If Lea Hegge has her way, a major cultural shift will take place on college campuses in the coming years to increase the role of bystander intervention in preventing sexual assault. Hegge, a senior trainer at Green Dot, etc., a Washington, D.C.-based nonprofit that provides violence prevention education, recently mapped out her vision to an audience of higher education professionals at Middlebury College.

Hegge said that although it will take time before intervention becomes the norm, the change ultimately will result in a significant decrease in the number of sexual assaults. She said that other major cultural shifts that at one time seemed impossible, such as eliminating smoking from public places, gave her hope that bystander intervention can take hold.

Hegge’s remarks kicked off a four-day training session at the College’s Kirk Alumni Center for 45 staff and faculty members from Middlebury, Hampshire, and Union Colleges. The participants from Middlebury represented a variety of offices, including Parton Health Center, Athletics, the Dean of Students Office, and Residential Life. Hegge’s goal is to mobilize her audience as a force of engaged and proactive bystanders, an approach that shifts the traditional focus away from the victim and the perpetrator of sexual violence to the surrounding community, which includes faculty, staff, and students.

A group of faculty and staff members from Middlebury, Hampshire, and Union Colleges takes a break from their four-day Green Dot training session on the Middlebury campus.

According to Health and Wellness Education Director Barbara McCall, who organized the session, the participants from Middlebury will then work to spread the messages and strategies they have learned throughout the campus.

Hegge refers to each positive action by an educated bystander­ as “a green dot on the campus map” in contrast to a red dot that refers to a place where stalking, or sexual or partner violence has occurred. She asked her audience to imagine a day when the green dots outnumber the red ones, and bystander education and intervention is commonplace.

Hegge also stressed that intervention can take many forms and does not require confrontation.

“Green Dot’s message is very empowering,” said McCall. “It makes you realize that we do not have to accept the status quo. As members of a community, we can contribute to an important change in people’s attitudes and actions related to sexual violence.”
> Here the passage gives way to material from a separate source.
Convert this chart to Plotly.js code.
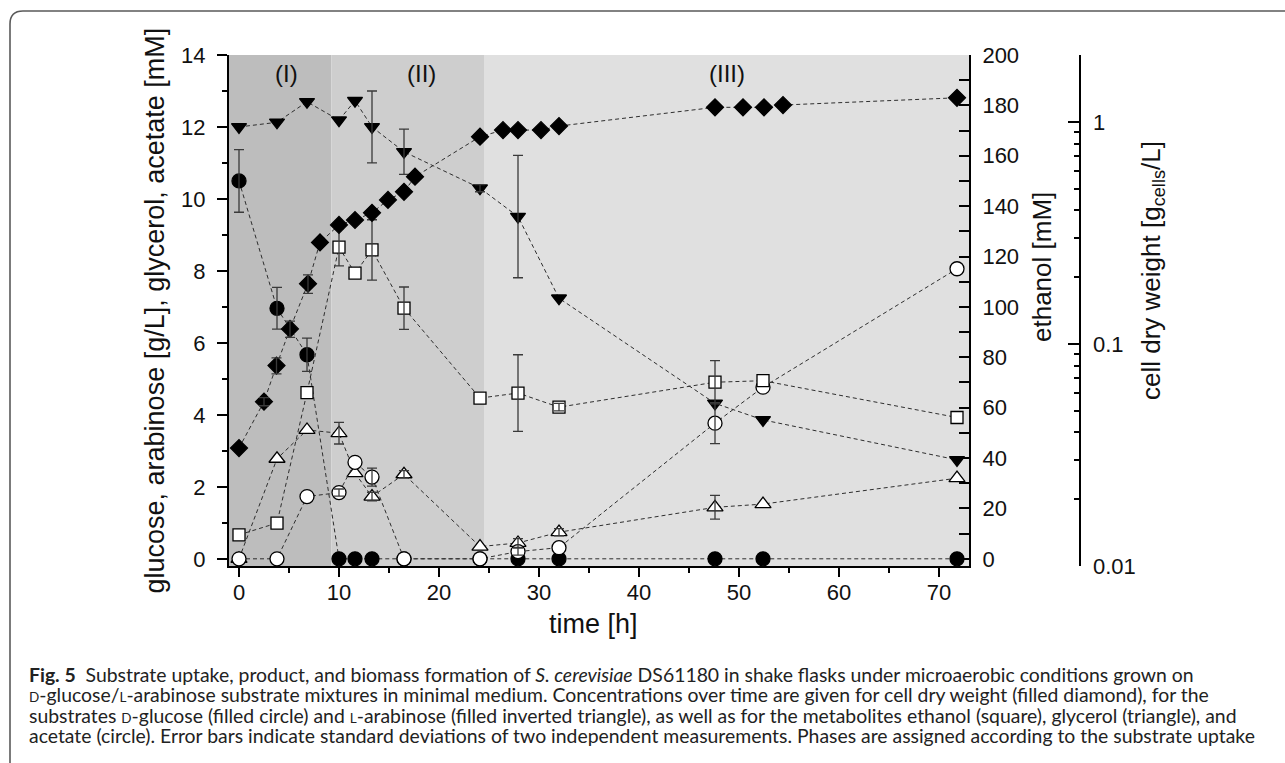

The Green Dot training is part of Middlebury’s expanding bystander education efforts across campus to include new and returning faculty and staff. Although Middlebury has existing bystander intervention education for new and current students, this spring students will have their first opportunity to participate in training from Green Dot. The training sessions are part of a broader campus plan to prevent and respond to sexual violence and are supported by a three-year grant from the DOJ that Middlebury received in 2013.